Oxford is a town rich in history and steeped in a tradition which links its beginnings with St. Frideswide, supposedly a Mercian princess who became a nun in a monastery founded there at her behest, and who died in 735.
It was first established on low lying ground where the River Cherwell meets the River Thames, and was one of a system of fortified towns set up as a defense against the Danes. The town gradually expanded and by the 11th century was among the largest settlements in England. It boasted 1,000 houses, eleven churches, and a castle, which was largely destroyed in the 17th century. There was even a royal residence there.
During the Middle Ages, Oxford's economy, which depended on cloth and leather, flourished, and this led to further suburban expansion and to the establishment of Oxford University. The presence of a university attracted friars to the town. The Dominicans settled there in 1221, the Franciscans in 1224, the Carmelites in 1256, and the Augustinians in 1267.
Although the university brought prosperity to the town, there was often conflict between "town and gown" because each was governed separately. There were regular riots from the early 13th century. The Black Death in the later Middle Ages wiped out about one third of Oxford's population and its economy began to decline. The university, however, expanded by acquiring much of the city's property, and later, when Henry VIII dissolved the monasteries and friaries, much of their property passed to the university.
Oxford was transformed during the reign of Queen Elizabeth I when the sons of aristocrats were encouraged to spend time at the university. It acquired city status when the diocese of Oxford, with its cathedral at Christ Church, was created in 1542. There followed a period of growth for both the city and the university, which was interrupted in the 1640s by the Civil War, when Oxford became the capital of Royalist England and housed King Charles I at Christ Church.
For much of the 18th century the university was in decline. The Industrial Revolution passed Oxford by and the university was content to provide the clergy of the Church of England a traditional Classical education. The city however, excelled in architecture, having fine buildings like the Radcliffe Camera (1748) and the Radcliffe Observatory (1794).
The 18th century was a period of relative calm between "town and gown" and of frantic activity by the city's administrators, who organized much demolition and rebuilding. This led to further expansion, including many housing developments for college servants, the working class, and the better off.
During the 19th century, prices of goods rocketed. This was mainly due to the more fashionable establishments allowing their customers long-term credit. Many accounts were never settled; so prices in Oxford were always higher than elsewhere.
Unemployment became a problem because of the long university vacations. Many businesses depended upon student trade. Later in the century however, the university began a rapid expansion which helped Oxford's economy by keeping the building trades buoyant. The growth of tourism also helped to boost the economy.
The university changed radically during this time, as the old clerical establishment was gradually dismantled and replaced by a more modern institution devoted to teaching and scholarship. The first two women's colleges opened in 1879 - Lady Margaret Hall and Somerville - but, although allowed to take exams, women were not formally awarded degrees until 1920.

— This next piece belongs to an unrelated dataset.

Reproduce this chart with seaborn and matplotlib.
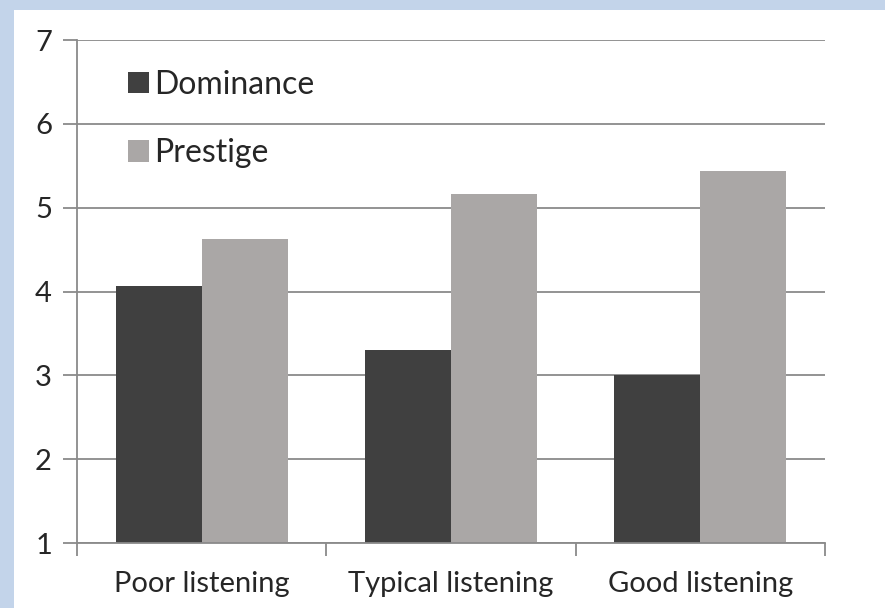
import pandas as pd
import matplotlib
matplotlib.use("Agg")
import matplotlib.pyplot as plt
import seaborn as sns
from matplotlib.patches import Rectangle

# Data
conditions = ["Poor listening", "Typical listening", "Good listening"]
dominance = [4.06, 3.30, 3.00]
prestige = [4.63, 5.16, 5.44]
series = ["Dominance", "Prestige"]
colors = ["#404040", "#aaa7a6"]

df = pd.DataFrame({
    "condition": conditions * 2,
    "measure": ["Dominance"] * 3 + ["Prestige"] * 3,
    "value": dominance + prestige,
})

sns.set_theme(style="white")
plt.rcParams["font.family"] = ["Lato", "DejaVu Sans"]

fig = plt.figure(figsize=(8.85, 6.08), dpi=100)
fig.patch.set_facecolor("#c3d4ea")

# white slide panel behind the chart
panel = Rectangle((14 / 885, 0), 1, 1 - 10 / 608, transform=fig.transFigure,
                  facecolor="white", edgecolor="none", zorder=-10)
fig.add_artist(panel)

ax = fig.add_axes([77 / 885, 65 / 608, 748 / 885, 503 / 608])
ax.set_facecolor("none")

sns.barplot(data=df, x="condition", y="value", hue="measure", hue_order=series,
            palette=colors, width=0.69, ax=ax, saturation=1, edgecolor="none")

ax.set_ylim(1, 7)
ax.set_xlim(-0.5, 2.5)
ax.set_yticks(range(1, 8))
ax.yaxis.grid(True, color="#8a8a8a", linewidth=1.3)
ax.set_axisbelow(True)
ax.set_xlabel("")
ax.set_ylabel("")

for side in ["top", "right"]:
    ax.spines[side].set_visible(False)
for side in ["left", "bottom"]:
    ax.spines[side].set_color("#8a8a8a")
    ax.spines[side].set_linewidth(1.3)

# x tick marks at category boundaries, labels at centres
ax.set_xticks([0, 1, 2])
ax.set_xticks([-0.5, 0.5, 1.5, 2.5], minor=True)
ax.tick_params(axis="x", which="major", length=0, labelsize=21, labelcolor="#262626", pad=20)
ax.tick_params(axis="x", which="minor", length=9, width=1.3, color="#8a8a8a", direction="out",
               bottom=True)
ax.tick_params(axis="y", length=10, width=1.3, color="#8a8a8a", labelsize=21,
               labelcolor="#262626", pad=8, left=True)

leg = ax.legend(loc="upper left", bbox_to_anchor=(0.03, 0.998), frameon=False,
                fontsize=23, handlelength=0.65, handleheight=0.65, handletextpad=0.15,
                labelspacing=1.2)
for t in leg.get_texts():
    t.set_color("#262626")

fig.savefig("out.png", dpi=100, facecolor=fig.get_facecolor())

The auto industry flourished in Oxford in 1912 when William Morris (later Lord Nuffield) built his first motor car. But the decline of the industry in the later 20th century presented problems. The university however, has become once again a major influence on the city's economy. It benefited greatly from the philanthropy of Lord Nuffield. He founded one of the 38 colleges that make up the university and donated large sums for medical and scientific research.
Oxford has become Britain's chief publishing center outside of London and it houses one of the largest medical research complexes in Europe. It also remains one of the country's great tourist attractions.

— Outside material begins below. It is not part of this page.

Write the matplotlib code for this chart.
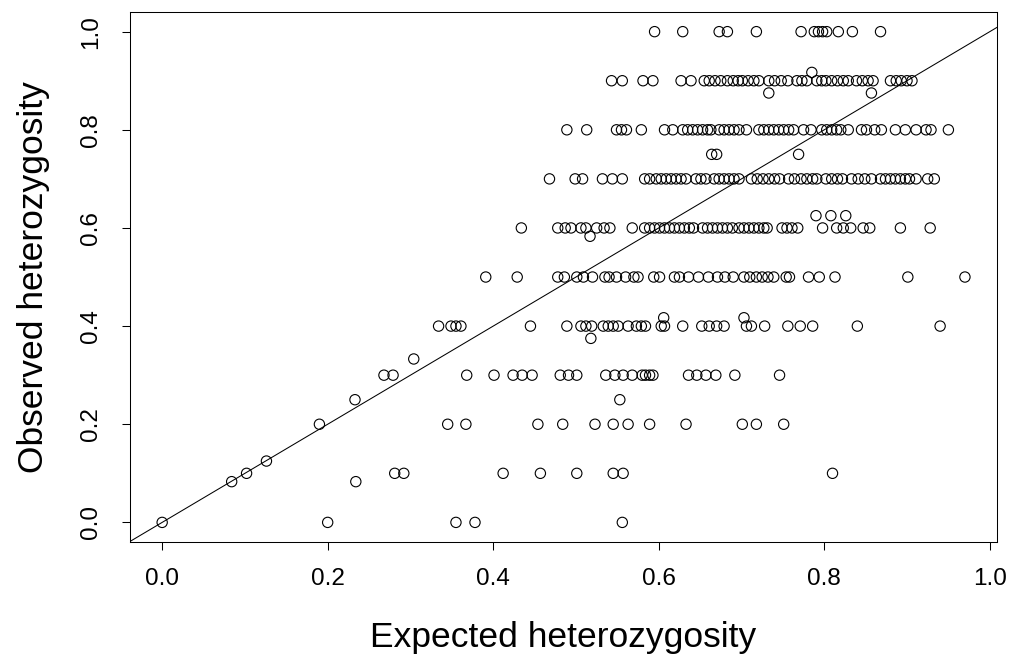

Pope was a discreet and trusted privy counsellor of Mary Tudor, and it was from Mary and Philip that he received Letters Patent and royal approval for his new foundation. Pope died in 1559. Although his religious ideals were never fully realised - Elizabeth I had succeeded her sister and England returned to the Protestant faith - nonetheless the memory of his name, like his college, has endured the fluctuating fortunes of over 400 years.
Some of Trinity's most famous alumni are: Sir George Calvert, later Lord Baltimore who founded the colony of Maryland; Cardinal John Henry Newman; and Rt Hon Lord Hussey, ex-Chairman of BBC.

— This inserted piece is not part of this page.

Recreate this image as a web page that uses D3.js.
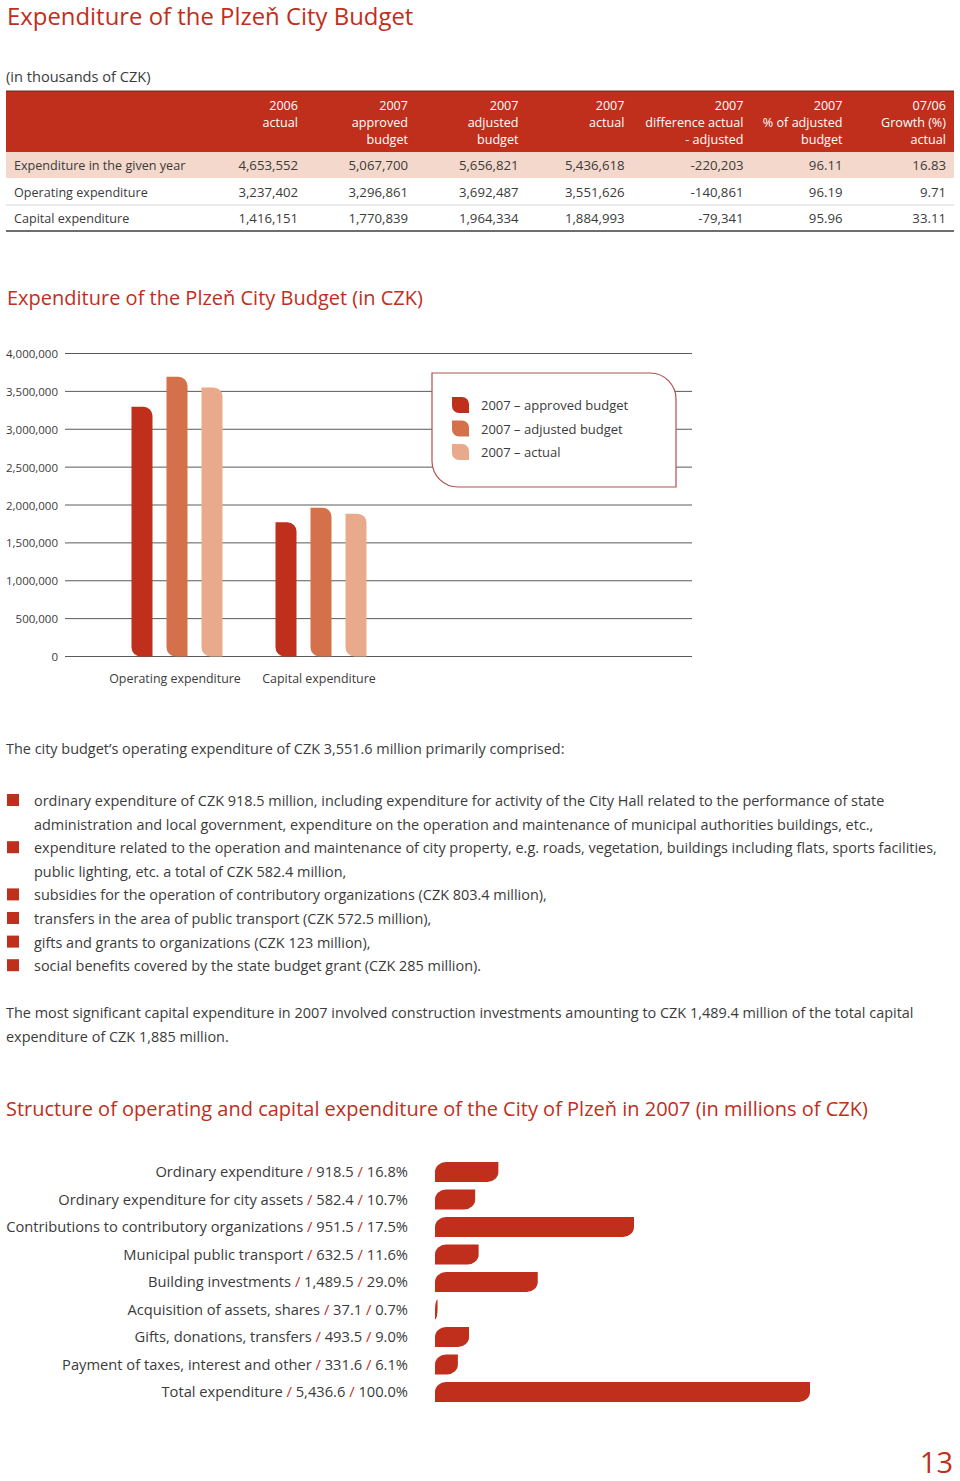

Trinity saw many significant changes in the last century, and many of these are reflected in the more modern buildings of the College. The undergraduate Library was built in 1928 as a memorial to the 155 members of Trinity who died in the First World War. The years following the Second World War were another period of great expansion of student numbers within the University, and Trinity's Cumberbatch building was completed in 1966 to provide increased accommodation. Women were admitted to Trinity College in 1979.